I wrote a simple program for work a week ago – a webMethods java service that deletes a directory and recursively deletes all files and sub-directories. I put together some unit tests, and it ran great. Then, I was told that when invoked from another service (creating the directory for zip/unzip), half the time the directory would not be deleted (though the children usually were), unless the program was run in debug mode. Of course, when the program ran stand-alone, it was flawless.
Suspecting a race condition, I played with some delays (for analysis only) between the child and parent deletions as well as between this service and the service invoking it. No luck with that. Perhaps the invoking service was taking time to release the directory resource so I tried a 15 second delay to rule that out – no luck as well.

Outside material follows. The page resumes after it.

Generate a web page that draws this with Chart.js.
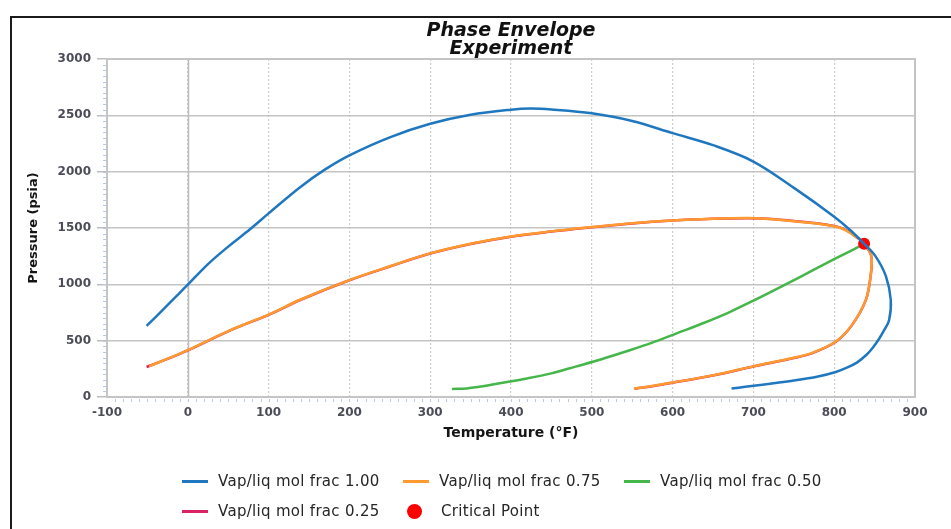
<!DOCTYPE html>
<html>
<head>
<meta charset="utf-8">
<script src="https://cdn.jsdelivr.net/npm/chart.js@4.4.1/dist/chart.umd.min.js"></script>
<style>
  html, body { margin: 0; padding: 0; background: #fff; }
  #wrap { position: relative; width: 951px; height: 529px; overflow: hidden; background: #fff; }
  #frame { position: absolute; left: 10px; top: 16px; width: 960px; height: 540px;
           border-top: 2px solid #1b1b1b; border-left: 2px solid #1b1b1b; box-sizing: border-box; }
  #chart { position: absolute; left: 0; top: 0; }
  #legend { position: absolute; left: 0; top: 0; width: 951px; height: 529px; pointer-events: none;
            font-family: "DejaVu Sans", sans-serif; font-size: 15px; letter-spacing: 0.3px; color: #262626; }
  .item { position: absolute; display: flex; align-items: center; height: 20px; white-space: nowrap; }
  .swatch { width: 26px; height: 3px; margin-right: 10px; }
  .dot { width: 15px; height: 15px; border-radius: 50%; margin: 0 19px 0 4px; }
</style>
</head>
<body>
<div id="wrap">
  <canvas id="chart" width="951" height="529"></canvas>
  <div id="frame"></div>
  <div id="legend"></div>
</div>
<script>
// Phase envelope curves: temperature (°F) and pressure (psia) pairs
const frac100T = [-51, -30, -10, 0, 25, 50, 77, 100, 139, 170, 200, 250, 300, 350, 400, 424, 450, 500, 550, 600, 650, 700, 752, 800, 820, 837,
                  851, 864, 870, 868, 862, 855, 848, 840, 828, 815, 802, 780, 752, 711, 690, 673];
const frac100P = [631, 780, 925, 997, 1180, 1335, 1489, 1630, 1862, 2020, 2145, 2305, 2425, 2505, 2550, 2560, 2552, 2518, 2450, 2342, 2235, 2090, 1847, 1600, 1480, 1360,
                  1250, 1072, 863, 684, 595, 510, 440, 375, 305, 258, 222, 182, 148, 109, 90, 75];

const frac075T = [-48, -25, 0, 50, 102, 139, 200, 250, 300, 350, 400, 450, 500, 550, 600, 650, 690, 711, 750, 806, 831, 839,
                  846, 845, 839, 822, 802, 773, 750, 700, 650, 600, 575, 552];
const frac075P = [273, 340, 416, 585, 738, 863, 1038, 1160, 1275, 1360, 1425, 1470, 1508, 1543, 1567, 1582, 1588, 1585, 1560, 1504, 1400, 1340,
                  1250, 1072, 860, 640, 492, 392, 348, 272, 192, 128, 98, 75];

const frac050T = [327, 345, 365, 388, 420, 450, 480, 512, 545, 574, 605, 636, 670, 698, 740, 775, 800, 820, 837];
const frac050P = [72, 76, 95, 125, 165, 210, 270, 335, 410, 480, 565, 650, 752, 848, 1000, 1130, 1223, 1295, 1360];

const frac025T = [-51, -25, 0, 50, 102, 139, 200, 250, 300, 350, 400, 450, 500, 550, 600, 650, 690, 711, 750, 806, 831, 838,
                  846, 845, 839, 822, 802, 773, 750, 700, 650, 600, 575, 553];
const frac025P = [266, 338, 414, 583, 736, 861, 1036, 1158, 1273, 1358, 1423, 1468, 1506, 1541, 1566, 1581, 1587, 1584, 1562, 1508, 1405, 1350,
                  1248, 1070, 858, 638, 490, 390, 346, 270, 190, 126, 96, 74];

const criticalT = [837];
const criticalP = [1360];

// Axis ranges and tick steps
const tempRange = [-100, 900];
const tempStep = 100;
const pressRange = [0, 3000];
const pressStep = 500;

const seriesNames = ['Vap/liq mol frac 1.00', 'Vap/liq mol frac 0.75', 'Vap/liq mol frac 0.50', 'Vap/liq mol frac 0.25', 'Critical Point'];
const seriesColors = ['#1f77c0', '#ff9a2e', '#45b649', '#dc2266', '#ff0000'];

const toPoints = (xs, ys) => xs.map((x, i) => ({ x: x, y: ys[i] }));

function curve(idx, xs, ys, order) {
  return {
    label: seriesNames[idx],
    data: toPoints(xs, ys),
    showLine: true,
    borderColor: seriesColors[idx],
    backgroundColor: seriesColors[idx],
    borderWidth: 2.5,
    pointRadius: 0,
    pointHoverRadius: 0,
    tension: 0.35,
    fill: false,
    order: order
  };
}

const datasets = [
  curve(0, frac100T, frac100P, 0),
  curve(1, frac075T, frac075P, 2),
  curve(2, frac050T, frac050P, 3),
  curve(3, frac025T, frac025P, 4),
  {
    label: seriesNames[4],
    data: toPoints(criticalT, criticalP),
    showLine: false,
    pointRadius: 6,
    pointBackgroundColor: seriesColors[4],
    pointBorderWidth: 0,
    backgroundColor: seriesColors[4],
    borderColor: seriesColors[4],
    order: 1
  }
];

// Plot frame, zero line and the small minor ticks along both axes
const plotDecor = {
  id: 'plotDecor',
  beforeDatasetsDraw(chart) {
    const { ctx, chartArea: a, scales: { x, y } } = chart;
    ctx.save();
    ctx.strokeStyle = '#bdbdbd';
    ctx.lineWidth = 1.5;
    const zx = Math.round(x.getPixelForValue(0)) + 0.5;
    ctx.beginPath();
    ctx.moveTo(zx, a.top);
    ctx.lineTo(zx, a.bottom);
    ctx.stroke();
    ctx.strokeStyle = '#c4c4c4';
    ctx.lineWidth = 2;
    ctx.strokeRect(a.left, a.top, a.right - a.left, a.bottom - a.top);
    ctx.strokeStyle = '#b3cbe6';
    ctx.lineWidth = 1;
    ctx.beginPath();
    for (let t = tempRange[0] + 10; t < tempRange[1]; t += 10) {
      const px = Math.round(x.getPixelForValue(t)) + 0.5;
      ctx.moveTo(px, a.bottom + 2);
      ctx.lineTo(px, a.bottom + 5);
    }
    for (let p = pressRange[0] + 50; p < pressRange[1]; p += 50) {
      const py = Math.round(y.getPixelForValue(p)) + 0.5;
      ctx.moveTo(a.left - 4, py);
      ctx.lineTo(a.left - 1, py);
    }
    ctx.stroke();
    ctx.restore();
  }
};

const tickFont = { family: 'DejaVu Sans', size: 12, weight: 'bold' };

const chart = new Chart(document.getElementById('chart'), {
  type: 'scatter',
  data: { datasets: datasets },
  options: {
    responsive: false,
    animation: false,
    layout: { padding: { top: 20, left: 20, right: 36, bottom: 82 } },
    plugins: {
      legend: { display: false },
      tooltip: { enabled: false },
      title: {
        display: true,
        fullSize: false,
        text: ['Phase Envelope', 'Experiment'],
        color: '#111',
        font: { family: 'DejaVu Sans', size: 19, weight: 'bold', style: 'italic', lineHeight: '18px' },
        padding: { top: 2, bottom: 1 }
      }
    },
    scales: {
      x: {
        type: 'linear',
        min: tempRange[0],
        max: tempRange[1],
        afterFit(scale) { scale.height = 50; },
        ticks: { stepSize: tempStep, color: '#4c4c58', font: tickFont, padding: 9, maxRotation: 0,
                 callback: v => String(v) },
        grid: { color: '#cdcdcd', lineWidth: 1.2, drawTicks: false },
        border: { display: false, dash: [2, 2] },
        title: {
          display: true, text: 'Temperature (°F)', color: '#141414',
          font: { family: 'DejaVu Sans', size: 14, weight: 'bold' },
          padding: { top: 0, bottom: 5 }
        }
      },
      y: {
        type: 'linear',
        min: pressRange[0],
        max: pressRange[1],
        afterFit(scale) { scale.width = 87; },
        ticks: { stepSize: pressStep, color: '#4c4c58', font: tickFont, padding: 6,
                 callback: v => String(v) },
        grid: { color: '#c4c4c4', lineWidth: 1.5, drawTicks: true, tickLength: 10, tickColor: '#bdbdbd' },
        border: { display: false },
        title: {
          display: true, text: 'Pressure (psia)', color: '#141414',
          font: { family: 'DejaVu Sans', size: 13, weight: 'bold' },
          padding: { top: 6, bottom: 0 }
        }
      }
    }
  },
  plugins: [plotDecor]
});

// Legend laid out in two rows under the plot
const legendSlots = [[182, 481], [403, 481], [624, 481], [182, 511], [403, 511]];
const legendEl = document.getElementById('legend');
chart.data.datasets.forEach((ds, i) => {
  const item = document.createElement('div');
  item.className = 'item';
  item.style.left = legendSlots[i][0] + 'px';
  item.style.top = (legendSlots[i][1] - 10) + 'px';
  const mark = document.createElement('span');
  mark.className = ds.showLine ? 'swatch' : 'dot';
  mark.style.background = ds.showLine ? ds.borderColor : ds.pointBackgroundColor;
  const label = document.createElement('span');
  label.textContent = ds.label;
  item.appendChild(mark);
  item.appendChild(label);
  legendEl.appendChild(item);
});
</script>
</body>
</html>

It didn’t make sense for such a simple program. My guess was that another process was sometimes not releasing the resource and got stuck down that path for a bit. After a while, I decided to create a mind-map as to what was going on and what I was observing to see what would be revealed. As suggested in the Pragmatic Wetware book by Andy Hunt that I am finishing up, after a little bit of time the R-mode of my brain took over and I found a number of things I could try.
One of those things was checking to see if the directory had any children even after deleting all of them. Of course, this was silly because only the directory remained empty (the files were gone), and I almost skipped trying. Much to my surprise, they were not empty. Playing with Winscp, I discovered unexpected .nfs files were showing up as files were deleted. Furthermore, deleting the normal children mysteriously caused these files to be created, and deleting these files caused other .nfs files to suddenly spawn into the directory. Thus, the directories were no longer empty and could not be deleted.
I drove home thinking about this debugging incident and how to make it better and more efficient. Here is what came to mind:
- The use of mind maps was certainly effective and something I want to continue
- Its important to challenge your assumptions and don’t get locked into them early. Yes, it could be that another process did not release it, but there are other possibilities as well. Using a mind map earlier would have helped, but more helpful would have been to assess how locked into my assumptions I was
- Debugging is a technical and creative endeavor. Studying L-mode facts about the situation, and then employing R-Mode techniques earlier on would have helped
- You don’t need to stay locked on the problem until it is solved. I should have moved on to other work and let the R-mode side of brain work on the problem in the background
- Sitting down and trying to think of all the “evil” ways that the system could be messing me up was also helpful
- Continue playing and trying things that should not happen – I am really glad I did that!
In the end, I coded my program to delete the children before the parent directory because File.delete did not get rid of non-empty directories. Because I saw the children gone, that obvious possiblity eluded me for a bit. That is what I am thinking about for the future.